Quand on lit un roman contemporain, en Europe ou en Amérique, il nous arrive de plus en plus souvent de nous demander si on est devant une pure fiction, une autobiographie véritable ou déguisée. C’est l’impression qu’on ne peut manquer d’avoir en découvrant cet écrivain péruvien, Jeremías Gamboa né en 1975 à Lima, comme son personnage, Gabriel Lisboa dont la trajectoire est très proche de celle de l’auteur.
La famille du jeune Gabriel vient d’éclater, ses parents vivent désormais chacun de son côté. Le jeune adolescent est recueilli par son oncle Emilio et sa tante Laura qui mettent leurs faibles moyens en œuvre pour qu’il survive et, si possible, qu’il s’élève de quelques degrés dans l’échelle sociale. Dix ans plus tard, Gabriel est toujours à Lima, assis devant le clavier de son ordinateur, il écrit les premiers mots de ce qui sera, peut-être, son autobiographie ou peut-être son premier roman.
On a l’impression de suivre une existence somme toute banale exprimée dans la plus grande simplicité et on assiste à la naissance de ce qui pourrait être une vocation d’écrivain. Mais quel est le sens de ce mot, « vocation » ? Journalisme, poésie, quelle voie choisira Gabriel pour enfin se sentir écrivain ? Plus profondément, et Jeremías Gamboa le montre très bien, on assiste aux débuts d’une reconnaissance de soi. Gabriel Lisboa commence à exister pour lui-même sous nos yeux. Cela commence en réalité par les yeux de son ami le plus proche. Sous une forme où tout est sage (la chronologie, les étapes de la découverte), Jeremías Gamboa réfléchit, fait réfléchir son personnage et ses lecteurs, sur toute une série de questions qui ne manquent pas d’intérêt : la naissance d’une œuvre, les mystères de la création : écrire, c’est-à-dire pour lui, écrire une œuvre poétique ou narrative, pas un article ou une chronique, Gabriel Lisboa sent en lui qu’il le fera. Mais cela ne se fait pas sans mal. Il vit au jour le jour, sans faits marquants en dehors de ses promotions professionnelles successives. Un jour cela finira par se faire, et ce sera le livre que nous avons sous les yeux. Ce livre, on peut le lire de diverses façons : voir en lui un monument autoérigé indirectement par Jeremías Gamboa à sa réussite sociale et professionnelle et à la reconnaissance dont il jouit. On peut y voir aussi une analyse qui sous cet angle devient émouvante par sa façon de tout livrer avec une naïveté qui devient pure honnêteté. On peut également sourire (un sourire attendri) de cette immaturité partagée avec sa bande d’amis qui, à vingt-cinq ans bien sonnés créent une sorte de société secrète et la font vivre religieusement, et avoir envie de souhaiter au jeune homme de garder longtemps sa fraîcheur.

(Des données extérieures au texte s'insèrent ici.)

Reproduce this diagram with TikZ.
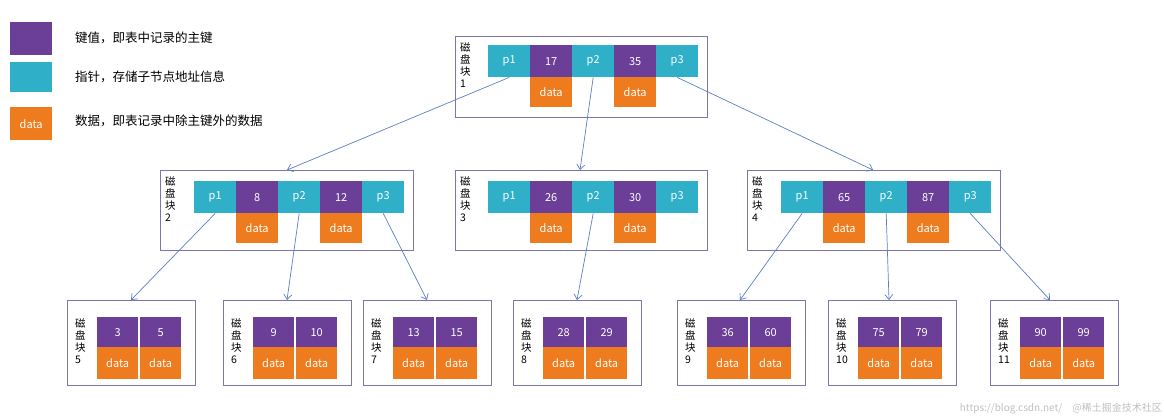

Une fraîcheur pourtant relative : son origine sociale est comme collée à sa personne, et quand il connaît enfin un véritable amour avec une jeune fille issue d’une famille très aisée (ils approchent tous deux de la trentaine), il découvre avec amertume que le Pérou a conservé les blocages sociaux du XIXe siècle. C’est la partie la plus intéressante de cette confession écrite à la troisième personne dans laquelle les blessures humiliantes infligées par les parents de la fille s’ajoutent aux tentatives ratées d’enfin écrire une nouvelle ou un roman qui le satisfasse, les deux souffrances étant liées par le manque de confiance en soi. Cette première création littéraire de Jeremías Gamboa, qui a été soutenue par une importante campagne de promotion, au point d’irriter certains journalistes liméniens, mérite d’être confirmée. On attend le deuxième roman, sur lequel, nous dit-on, il travaille activement.